Washington DC 3/17/05 - In a hearing of the House Committee on International Relations today, agency officials from the State Dept., Army and Drug Enforcement Agency gave unconvincing testimony before largely vacant seats of committee members. The hearing was on Counter-Narcotics on the same day as hearings were held on the other side of the same building for steroid use in baseball. Most of the testimony was from prepared statements stuffed with old history and vague statistics that indicated progress by various government agencies in rolling back rampant opium production in Afghanistan.

Under sharp questioning by Rep. Dana Rohrabacher (R-Calif.) that impression seemed to come apart as government witnesses claimed to forget important details of counter-narcotics strategies and offer straw man arguments and answers to questions never asked. It turned out to be more theatrical testimony than the baseball hearing.

We, at Jezail, have seen this kind of political theater many times before. Performances like that of then-Ambassador Robin Raphel stating before committee that "the Taliban is a purely indigenous Afghan phenomenon", was a claim that strained credulity to the breaking point at the time.

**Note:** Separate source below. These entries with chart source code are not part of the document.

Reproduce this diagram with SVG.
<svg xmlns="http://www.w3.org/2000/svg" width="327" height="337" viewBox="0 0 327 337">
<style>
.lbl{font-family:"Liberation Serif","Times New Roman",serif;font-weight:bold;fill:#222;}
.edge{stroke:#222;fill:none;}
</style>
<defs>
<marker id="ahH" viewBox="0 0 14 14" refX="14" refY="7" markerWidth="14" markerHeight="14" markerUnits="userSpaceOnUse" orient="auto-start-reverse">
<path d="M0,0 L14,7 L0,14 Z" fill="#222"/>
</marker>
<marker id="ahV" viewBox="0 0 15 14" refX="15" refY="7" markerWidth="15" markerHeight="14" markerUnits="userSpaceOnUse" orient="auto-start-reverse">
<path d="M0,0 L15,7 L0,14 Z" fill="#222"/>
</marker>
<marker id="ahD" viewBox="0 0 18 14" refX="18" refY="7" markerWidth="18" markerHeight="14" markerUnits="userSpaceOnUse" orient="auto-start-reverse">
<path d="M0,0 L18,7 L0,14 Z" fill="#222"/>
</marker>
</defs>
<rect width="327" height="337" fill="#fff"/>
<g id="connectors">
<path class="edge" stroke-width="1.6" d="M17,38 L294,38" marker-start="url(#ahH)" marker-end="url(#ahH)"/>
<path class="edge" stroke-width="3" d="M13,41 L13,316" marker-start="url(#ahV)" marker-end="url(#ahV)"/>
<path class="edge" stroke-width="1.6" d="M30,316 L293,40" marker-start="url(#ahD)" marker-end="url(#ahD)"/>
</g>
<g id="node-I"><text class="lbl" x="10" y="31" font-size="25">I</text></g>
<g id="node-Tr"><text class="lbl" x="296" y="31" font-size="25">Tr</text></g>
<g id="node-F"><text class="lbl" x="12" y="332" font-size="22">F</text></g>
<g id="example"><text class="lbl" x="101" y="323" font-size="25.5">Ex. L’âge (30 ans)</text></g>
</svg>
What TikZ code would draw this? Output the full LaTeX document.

It can be said that the more things change, the more they stay the same in Washington. Under questioning by Congresswoman Diane E. Watson, (D Calif.), government witnesses painted a picture of a half-full glass rather than an abject failure as they stood before a bar graph depicting the sharp rise in opium production over some 6 years. Congresswoman Watson noted that there were few in attendance at the hearing because there were simultaneous hearings being conducted to look into steroid abuse by professional baseball players.